In a deal arranged by the Swiss National Bank and the Swiss government, Credit Suisse was taken over by UBS in a deal which contravened all the regulations and agreements, designated as “resolution,” made after the GFC.
This was openly admitted at the time. Swiss National Bank chairman Thomas Jordan said “resolution” would have risked a systemic crisis.
“Resolution in theory is possible under normal circumstances, but we were in a fragile environment with enormous nervousness in financial markets in general. Resolution on these circumstances would have triggered a bigger financial crisis, not just in Switzerland but globally,” he said.
In other words, resolution would work when it was not needed but not in a situation with which it was supposed to deal.
The same point was made by Swiss finance minister Karin Keller-Sutter. She said that acting according to the emergency protocols drawn up for the failure of major banks “would have triggered an international financial crisis.”
She had concluded that a major globally important bank could not be wound up according to the G20 protocols.
Ignoring the experiences of March, Knot said he remained “convinced that the international resolution framework developed by the FSB in the aftermath of the 2008 GFC is fit for purpose.”
However, he noted that “further strains in financial markets cannot be ruled out in the months ahead as higher debt servicing costs continue to permeate the economy.”
At the same time, the financial system is “in the midst of deep structural change, including the need to respond to accelerating digitalisation and to climate change risks.”
One of the “key trends” in recent years has been the increased importance of non-bank finance intermediation (NBFI), sometimes known as the “shadow banking” system, which has diversified sources of borrowing, but also has led to a build-up of debt.
“If not properly managed, leverage can amplify stress in the event of a shock and lead to systemic disruption, as demonstrated by recent strains in commodities and bond markets.”

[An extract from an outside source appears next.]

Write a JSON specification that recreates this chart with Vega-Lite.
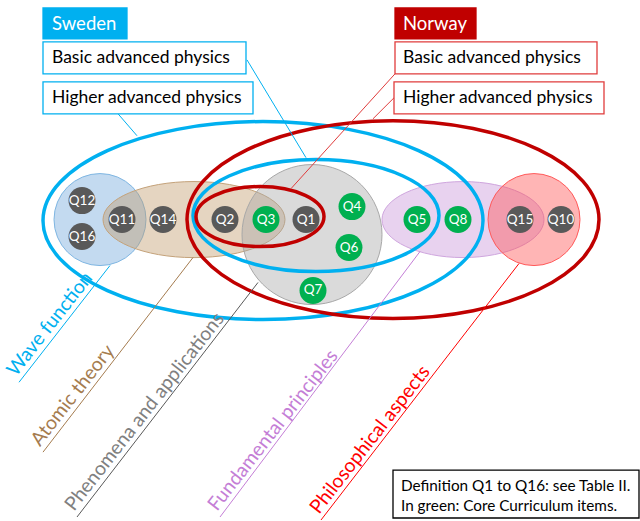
{
  "$schema": "https://vega.github.io/schema/vega-lite/v6.json",
  "width": 640,
  "height": 521,
  "autosize": {"type": "fit", "contains": "padding"},
  "padding": 0,
  "background": "white",
  "config": {"view": {"stroke": null}, "font": "Lato"},
  "datasets": {
    "shapes": [
      {"name": "wave", "kind": "area", "x": 100, "y": 220, "rx": 46},
      {"name": "atomic", "kind": "area", "x": 194, "y": 220, "rx": 91},
      {"name": "phenomena", "kind": "area", "x": 312, "y": 235, "rx": 70},
      {"name": "fundamental", "kind": "area", "x": 463, "y": 220, "rx": 81},
      {"name": "philosophical", "kind": "area", "x": 534, "y": 220, "rx": 46},
      {"name": "swe_higher", "kind": "ring", "x": 263, "y": 221, "rx": 220},
      {"name": "swe_basic", "kind": "ring", "x": 316, "y": 216, "rx": 123},
      {"name": "nor_higher", "kind": "ring", "x": 393, "y": 220, "rx": 206},
      {"name": "nor_basic", "kind": "ring", "x": 260, "y": 217, "rx": 64}
    ],
    "leaders": [
      {"cat": "sweden", "x": 247, "y": 60, "x2": 306, "y2": 158},
      {"cat": "sweden", "x": 118, "y": 114, "x2": 137, "y2": 136},
      {"cat": "norway", "x": 395, "y": 74, "x2": 291, "y2": 189},
      {"cat": "norway", "x": 394, "y": 98, "x2": 373, "y2": 119},
      {"cat": "wave", "x": 110, "y": 266, "x2": 19, "y2": 383},
      {"cat": "atomic", "x": 193, "y": 258, "x2": 43, "y2": 453},
      {"cat": "phenomena", "x": 258, "y": 283, "x2": 77, "y2": 518},
      {"cat": "fundamental", "x": 420, "y": 252, "x2": 220, "y2": 518},
      {"cat": "philosophical", "x": 519, "y": 264, "x2": 321, "y2": 521}
    ],
    "labels": [
      {"cat": "wave", "text": "Wave function", "x": 16, "y": 378},
      {"cat": "atomic", "text": "Atomic theory", "x": 40, "y": 448},
      {"cat": "phenomena", "text": "Phenomena and applications", "x": 74, "y": 513},
      {"cat": "fundamental", "text": "Fundamental principles", "x": 217, "y": 513},
      {"cat": "philosophical", "text": "Philosophical aspects", "x": 319, "y": 516}
    ],
    "items": [
      {"q": "Q12", "x": 82, "y": 201, "group": "other"},
      {"q": "Q16", "x": 82, "y": 237, "group": "other"},
      {"q": "Q11", "x": 122, "y": 220, "group": "other"},
      {"q": "Q14", "x": 163, "y": 220, "group": "other"},
      {"q": "Q2", "x": 225, "y": 220, "group": "other"},
      {"q": "Q3", "x": 266, "y": 220, "group": "core"},
      {"q": "Q1", "x": 306, "y": 220, "group": "other"},
      {"q": "Q4", "x": 352, "y": 207, "group": "core"},
      {"q": "Q6", "x": 349, "y": 248, "group": "core"},
      {"q": "Q7", "x": 313, "y": 291, "group": "core"},
      {"q": "Q5", "x": 417, "y": 220, "group": "core"},
      {"q": "Q8", "x": 458, "y": 220, "group": "core"},
      {"q": "Q15", "x": 520, "y": 220, "group": "other"},
      {"q": "Q10", "x": 561, "y": 220, "group": "other"}
    ],
    "boxes": [
      {"id": "sweden", "x": 43, "x2": 127, "y": 8, "y2": 39},
      {"id": "swe_basic", "x": 43, "x2": 246, "y": 42, "y2": 74},
      {"id": "swe_higher", "x": 43, "x2": 253, "y": 82, "y2": 114},
      {"id": "norway", "x": 395, "x2": 476, "y": 8, "y2": 39},
      {"id": "nor_basic", "x": 395, "x2": 597, "y": 42, "y2": 74},
      {"id": "nor_higher", "x": 394, "x2": 604, "y": 82, "y2": 114},
      {"id": "note", "x": 393, "x2": 639, "y": 471, "y2": 519}
    ],
    "titles": [
      {"text": "Sweden", "x": 52, "y": 24},
      {"text": "Norway", "x": 403, "y": 24}
    ],
    "boxlabels": [
      {"text": "Basic advanced physics", "x": 52, "y": 58},
      {"text": "Higher advanced physics", "x": 52, "y": 98},
      {"text": "Basic advanced physics", "x": 403, "y": 58},
      {"text": "Higher advanced physics", "x": 403, "y": 98}
    ],
    "notes": [
      {"text": "Definition Q1 to Q16: see Table II.", "x": 401, "y": 487},
      {"text": "In green: Core Curriculum items.", "x": 401, "y": 507}
    ]
  },
  "encoding": {
    "x": {"field": "x", "type": "quantitative", "scale": {"domain": [0, 640], "nice": false, "zero": false}, "axis": null},
    "y": {"field": "y", "type": "quantitative", "scale": {"domain": [0, 521], "nice": false, "zero": false, "reverse": true}, "axis": null}
  },
  "layer": [
    {
      "data": {"name": "shapes"},
      "mark": {"type": "point", "filled": true, "fillOpacity": 0.42, "strokeOpacity": 1},
      "encoding": {
        "shape": {"field": "name", "type": "nominal", "legend": null, "scale": {
          "domain": ["wave", "atomic", "phenomena", "fundamental", "philosophical", "swe_higher", "swe_basic", "nor_higher", "nor_basic"],
          "range": [
            "circle",
            "M-1,0C-1,-0.2309,-0.5523,-0.418,0,-0.418C0.5523,-0.418,1,-0.2309,1,0C1,0.2309,0.5523,0.418,0,0.418C-0.5523,0.418,-1,0.2309,-1,0Z",
            "circle",
            "M-1,0C-1,-0.259,-0.5523,-0.469,0,-0.469C0.5523,-0.469,1,-0.259,1,0C1,0.259,0.5523,0.469,0,0.469C-0.5523,0.469,-1,0.259,-1,0Z",
            "circle",
            "M-1,0C-1,-0.2485,-0.5523,-0.45,0,-0.45C0.5523,-0.45,1,-0.2485,1,0C1,0.2485,0.5523,0.45,0,0.45C-0.5523,0.45,-1,0.2485,-1,0Z",
            "M-1,0C-1,-0.2513,-0.5523,-0.455,0,-0.455C0.5523,-0.455,1,-0.2513,1,0C1,0.2513,0.5523,0.455,0,0.455C-0.5523,0.455,-1,0.2513,-1,0Z",
            "M-1,0C-1,-0.2651,-0.5523,-0.48,0,-0.48C0.5523,-0.48,1,-0.2651,1,0C1,0.2651,0.5523,0.48,0,0.48C-0.5523,0.48,-1,0.2651,-1,0Z",
            "M-1,0C-1,-0.259,-0.5523,-0.469,0,-0.469C0.5523,-0.469,1,-0.259,1,0C1,0.259,0.5523,0.469,0,0.469C-0.5523,0.469,-1,0.259,-1,0Z"
          ]}},
        "size": {"field": "rx", "type": "quantitative", "legend": null, "scale": {"type": "pow", "exponent": 2, "domain": [0, 250], "range": [0, 250000]}},
        "fill": {"field": "name", "type": "nominal", "legend": null, "scale": {
          "domain": ["wave", "atomic", "phenomena", "fundamental", "philosophical", "swe_higher", "swe_basic", "nor_higher", "nor_basic"],
          "range": ["#6FA8DC", "#C09A6B", "#A6A6A6", "#C994DA", "#FF4F4F", "transparent", "transparent", "transparent", "transparent"]}},
        "stroke": {"field": "name", "type": "nominal", "legend": null, "scale": {
          "domain": ["wave", "atomic", "phenomena", "fundamental", "philosophical", "swe_higher", "swe_basic", "nor_higher", "nor_basic"],
          "range": ["#7FB6E2", "#C4A27A", "#A8A8A8", "#CFA6DE", "#FF5A5A", "#00B0F0", "#00B0F0", "#C00000", "#C00000"]}},
        "strokeWidth": {"field": "kind", "type": "nominal", "legend": null, "scale": {"domain": ["area", "ring"], "range": [1, 3.5]}}
      }
    },
    {
      "data": {"name": "leaders"},
      "mark": {"type": "rule", "strokeWidth": 1},
      "encoding": {
        "x2": {"field": "x2"},
        "y2": {"field": "y2"},
        "color": {"field": "cat", "type": "nominal", "legend": null, "scale": {
          "domain": ["sweden", "norway", "wave", "atomic", "phenomena", "fundamental", "philosophical"],
          "range": ["#00B0F0", "#E03C3C", "#00B0F0", "#A57C4F", "#595959", "#C47ED6", "#FF0000"]}}
      }
    },
    {
      "data": {"name": "items"},
      "mark": {"type": "point", "filled": true, "shape": "circle", "size": 729, "opacity": 1},
      "encoding": {
        "fill": {"field": "group", "type": "nominal", "legend": null, "scale": {"domain": ["core", "other"], "range": ["#00B050", "#595959"]}}
      }
    },
    {
      "data": {"name": "items"},
      "mark": {"type": "text", "fontSize": 13.5, "color": "white", "align": "center", "baseline": "middle"},
      "encoding": {"text": {"field": "q"}}
    },
    {
      "data": {"name": "labels"},
      "mark": {"type": "text", "fontSize": 19.5, "angle": -52, "align": "left", "baseline": "alphabetic"},
      "encoding": {
        "text": {"field": "text"},
        "color": {"field": "cat", "type": "nominal", "legend": null, "scale": {
          "domain": ["wave", "atomic", "phenomena", "fundamental", "philosophical"],
          "range": ["#00B0F0", "#A57C4F", "#808080", "#C47ED6", "#FF0000"]}}
      }
    },
    {
      "data": {"name": "boxes"},
      "mark": {"type": "rect", "strokeWidth": 1.3},
      "encoding": {
        "x2": {"field": "x2"},
        "y2": {"field": "y2"},
        "fill": {"field": "id", "type": "nominal", "legend": null, "scale": {
          "domain": ["sweden", "swe_basic", "swe_higher", "norway", "nor_basic", "nor_higher", "note"],
          "range": ["#00B0F0", "#FFFFFF", "#FFFFFF", "#C00000", "#FFFFFF", "#FFFFFF", "#FFFFFF"]}},
        "stroke": {"field": "id", "type": "nominal", "legend": null, "scale": {
          "domain": ["sweden", "swe_basic", "swe_higher", "norway", "nor_basic", "nor_higher", "note"],
          "range": ["#00B0F0", "#00B0F0", "#00B0F0", "#C00000", "#E03C3C", "#E03C3C", "#000000"]}}
      }
    },
    {
      "data": {"name": "titles"},
      "mark": {"type": "text", "fontSize": 18.5, "color": "white", "align": "left", "baseline": "middle"},
      "encoding": {"text": {"field": "text"}}
    },
    {
      "data": {"name": "boxlabels"},
      "mark": {"type": "text", "fontSize": 17.5, "color": "black", "align": "left", "baseline": "middle"},
      "encoding": {"text": {"field": "text"}}
    },
    {
      "data": {"name": "notes"},
      "mark": {"type": "text", "fontSize": 15.3, "color": "black", "align": "left", "baseline": "middle"},
      "encoding": {"text": {"field": "text"}}
    }
  ],
  "resolve": {"scale": {"color": "independent", "fill": "independent", "stroke": "independent", "shape": "independent", "size": "independent", "strokeWidth": "independent"}}
}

But management requires accurate information and data otherwise the would-be regulators are working in the dark. The IMF has admitted that there are major areas of NBFI about which it knows next to nothing.

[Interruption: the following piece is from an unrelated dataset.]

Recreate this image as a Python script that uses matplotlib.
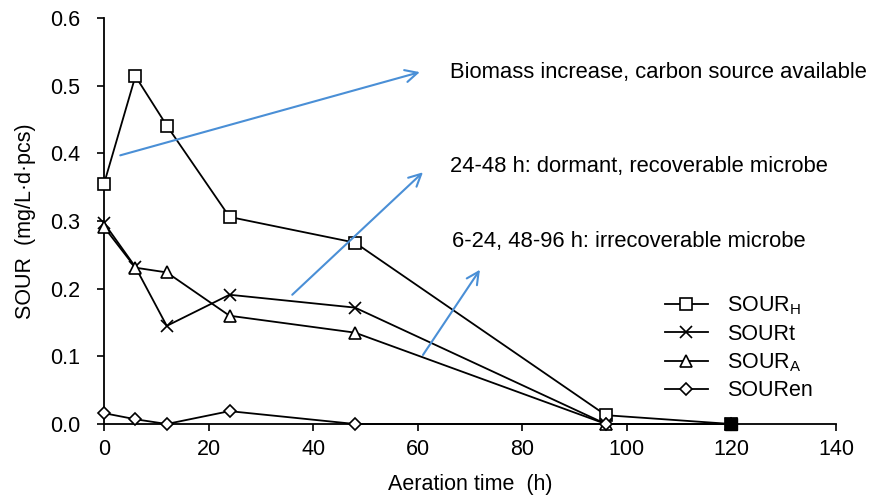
import matplotlib
matplotlib.use("Agg")
import matplotlib.pyplot as plt

plt.rcParams['font.family'] = ['Liberation Sans', 'DejaVu Sans']
plt.rcParams['mathtext.fontset'] = 'custom'
plt.rcParams['mathtext.rm'] = 'Liberation Sans'

time_h = [0, 6, 12, 24, 48, 96, 120]
sour_h = [0.355, 0.514, 0.441, 0.306, 0.268, 0.013, 0.0]
sour_t = [0.297, 0.232, 0.145, 0.191, 0.172, 0.0, 0.0]
sour_a = [0.291, 0.231, 0.224, 0.160, 0.135, 0.0, 0.0]
sour_en = [0.016, 0.007, 0.0, 0.019, 0.0, 0.0, 0.0]

labels = [r'SOUR$_\mathregular{H}$', 'SOURt', r'SOUR$_\mathregular{A}$', 'SOURen']
markers = ['s', 'x', '^', 'D']
msizes = [8, 8, 8, 6.5]

annot_texts = ["Biomass increase, carbon source available",
               "24-48 h: dormant, recoverable microbe",
               "6-24, 48-96 h: irrecoverable microbe"]
arrow_starts = [(3.1, 0.397), (36.0, 0.191), (61.0, 0.102)]
arrow_ends = [(60.4, 0.520), (61.0, 0.372), (71.9, 0.228)]
text_pos = [(66.2, 0.520), (66.2, 0.380), (66.6, 0.270)]

FS = 15.5

fig = plt.figure(figsize=(8.75, 4.98), dpi=100)
ax = fig.add_axes([0.1189, 0.1486, 0.8365, 0.8153])

series = [sour_h, sour_t, sour_a, sour_en]
handles = []
for s, lab, m, ms in zip(series, labels, markers, msizes):
    h, = ax.plot(time_h, s, color='black', lw=1.3, marker=m, markersize=ms,
                 markerfacecolor='white', markeredgecolor='black',
                 markeredgewidth=1.2, label=lab, clip_on=False, zorder=3)
    handles.append(h)
# filled end point of SOUR_H
ax.plot(time_h[-1:], sour_h[-1:], marker='s', markersize=8, color='black',
        linestyle='none', clip_on=False, zorder=4)

blue = '#4A8FD6'
for st, en in zip(arrow_starts, arrow_ends):
    ax.annotate('', xy=en, xytext=st,
                arrowprops=dict(arrowstyle='->', color=blue, lw=1.5,
                                mutation_scale=22, shrinkA=0, shrinkB=0))
for t, p in zip(annot_texts, text_pos):
    ax.text(p[0], p[1], t, fontsize=FS + 0.3, va='center', ha='left')

ax.set_xlim(0, 140)
ax.set_ylim(0, 0.6)
ax.set_xticks(range(0, 141, 20))
ax.set_yticks([0, 0.1, 0.2, 0.3, 0.4, 0.5, 0.6])
ax.set_yticklabels([f"{v:.1f}" for v in [0, 0.1, 0.2, 0.3, 0.4, 0.5, 0.6]])
ax.spines['top'].set_visible(False)
ax.spines['right'].set_visible(False)
for sp in ['left', 'bottom']:
    ax.spines[sp].set_linewidth(1.3)
ax.tick_params(axis='both', direction='out', length=5, width=1.2, labelsize=FS)
ax.tick_params(axis='y', pad=12)
ax.tick_params(axis='x', pad=6)
ax.set_xlabel('Aeration time  (h)', fontsize=FS, labelpad=10)
ax.set_ylabel('SOUR  (mg/L·d·pcs)', fontsize=FS, labelpad=10)

ax.legend(handles=handles, loc='upper left', bbox_to_anchor=(0.766, 0.318),
          frameon=False, fontsize=FS, handlelength=2.0, handletextpad=0.9,
          labelspacing=0.3, borderpad=0, borderaxespad=0)

fig.savefig('out.png', dpi=100, facecolor='white')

Knot made his reference to this problem as mild as possible.
“NBFI leverage can take different forms and is often difficult to identify or measure, which complicates the assessment of associated vulnerabilities,” he said.
The best he could come up with was a report to the Summit on trends in this area identifying “possible actions” to fill key data gaps and that would “address associated vulnerabilities.”
The only conclusion to the drawn from these remarks is that at present the FSB and every other financial authority is flying blind.
The key area of digitalisation is the emergence of crypto assets. Knot wrote that a number of incidents over the past year had “highlighted the vulnerabilities in the crypto-asset eco system, which warrant close monitoring given the growing linkages with the traditional financial system.”
He explained that the “interconnectedness of the global financial system makes it possible that a cyber incident at one financial institution, or an incident at one of its third-party providers, could have spill-over effects across borders and broad sectors.”
Climate change also posed risks to the financial system because “recent weather events have shown the potential for non-linear effects,” that is, economic consequences which far outweigh expectations and thereby feed into the financial system.
In conclusion, Knot warned there were certain to be challenges and shocks for the global financial system in the months and years to come, and it was “possible” that action by authorities could absorb rather than amplify it. In words, in the event of more shock, authorities may be able to contain it but that is no certainty.
Overall, the picture presented by this report, from what the Financial Times described as “the world’s most powerful financial watch dog,” is one in which the agencies of the capitalist ruling class know their financial system is riddled with potential sources of crises. But they have no real idea from where the next one might strike much less what to do about preventing it.